>> begin DATASET EXTRACT

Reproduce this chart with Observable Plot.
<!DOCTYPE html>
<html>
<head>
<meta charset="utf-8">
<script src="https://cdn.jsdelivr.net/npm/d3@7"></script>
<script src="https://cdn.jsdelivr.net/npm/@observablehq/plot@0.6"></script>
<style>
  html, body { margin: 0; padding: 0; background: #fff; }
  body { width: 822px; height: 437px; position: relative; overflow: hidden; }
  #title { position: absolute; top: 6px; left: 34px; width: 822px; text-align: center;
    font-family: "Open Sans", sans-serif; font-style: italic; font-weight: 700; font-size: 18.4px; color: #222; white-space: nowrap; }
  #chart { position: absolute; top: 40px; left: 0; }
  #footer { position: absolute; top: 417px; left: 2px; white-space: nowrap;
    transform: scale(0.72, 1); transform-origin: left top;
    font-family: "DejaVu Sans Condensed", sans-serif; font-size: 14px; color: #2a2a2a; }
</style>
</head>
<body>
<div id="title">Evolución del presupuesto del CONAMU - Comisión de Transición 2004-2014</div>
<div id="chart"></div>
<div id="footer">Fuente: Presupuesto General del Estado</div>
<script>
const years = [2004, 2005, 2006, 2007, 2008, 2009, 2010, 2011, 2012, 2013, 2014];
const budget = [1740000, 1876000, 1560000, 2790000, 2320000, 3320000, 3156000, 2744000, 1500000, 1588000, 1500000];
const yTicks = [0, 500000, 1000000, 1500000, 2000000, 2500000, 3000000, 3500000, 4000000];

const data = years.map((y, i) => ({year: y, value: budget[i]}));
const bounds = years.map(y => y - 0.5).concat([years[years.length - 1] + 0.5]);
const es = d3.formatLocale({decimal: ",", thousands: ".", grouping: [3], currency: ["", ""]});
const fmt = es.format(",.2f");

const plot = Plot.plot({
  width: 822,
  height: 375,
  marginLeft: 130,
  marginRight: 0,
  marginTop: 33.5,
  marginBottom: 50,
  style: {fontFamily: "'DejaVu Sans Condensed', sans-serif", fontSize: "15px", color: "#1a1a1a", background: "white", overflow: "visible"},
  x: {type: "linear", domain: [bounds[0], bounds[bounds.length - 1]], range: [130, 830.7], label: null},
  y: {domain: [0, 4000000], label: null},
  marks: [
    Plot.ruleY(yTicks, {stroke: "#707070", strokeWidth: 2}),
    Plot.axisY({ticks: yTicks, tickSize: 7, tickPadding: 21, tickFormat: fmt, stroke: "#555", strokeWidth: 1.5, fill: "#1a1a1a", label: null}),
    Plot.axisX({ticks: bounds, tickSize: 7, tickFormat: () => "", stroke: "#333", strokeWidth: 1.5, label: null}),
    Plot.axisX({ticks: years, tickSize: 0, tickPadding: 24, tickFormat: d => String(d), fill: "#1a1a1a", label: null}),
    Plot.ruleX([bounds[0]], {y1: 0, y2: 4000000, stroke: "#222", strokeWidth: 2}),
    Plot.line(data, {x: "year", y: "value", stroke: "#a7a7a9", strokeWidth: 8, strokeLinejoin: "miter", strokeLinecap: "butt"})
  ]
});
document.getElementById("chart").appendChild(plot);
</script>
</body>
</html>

>> end DATASET EXTRACT

> **YOUR TASK**: Emit, unaltered, the lines from the top of the listing down through the line that holds "3000000, 3500000, 4000000];"; emit nothing else.

> **EXERCISE RESULT**:
Reproduce this chart with Observable Plot.
<!DOCTYPE html>
<html>
<head>
<meta charset="utf-8">
<script src="https://cdn.jsdelivr.net/npm/d3@7"></script>
<script src="https://cdn.jsdelivr.net/npm/@observablehq/plot@0.6"></script>
<style>
  html, body { margin: 0; padding: 0; background: #fff; }
  body { width: 822px; height: 437px; position: relative; overflow: hidden; }
  #title { position: absolute; top: 6px; left: 34px; width: 822px; text-align: center;
    font-family: "Open Sans", sans-serif; font-style: italic; font-weight: 700; font-size: 18.4px; color: #222; white-space: nowrap; }
  #chart { position: absolute; top: 40px; left: 0; }
  #footer { position: absolute; top: 417px; left: 2px; white-space: nowrap;
    transform: scale(0.72, 1); transform-origin: left top;
    font-family: "DejaVu Sans Condensed", sans-serif; font-size: 14px; color: #2a2a2a; }
</style>
</head>
<body>
<div id="title">Evolución del presupuesto del CONAMU - Comisión de Transición 2004-2014</div>
<div id="chart"></div>
<div id="footer">Fuente: Presupuesto General del Estado</div>
<script>
const years = [2004, 2005, 2006, 2007, 2008, 2009, 2010, 2011, 2012, 2013, 2014];
const budget = [1740000, 1876000, 1560000, 2790000, 2320000, 3320000, 3156000, 2744000, 1500000, 1588000, 1500000];
const yTicks = [0, 500000, 1000000, 1500000, 2000000, 2500000, 3000000, 3500000, 4000000];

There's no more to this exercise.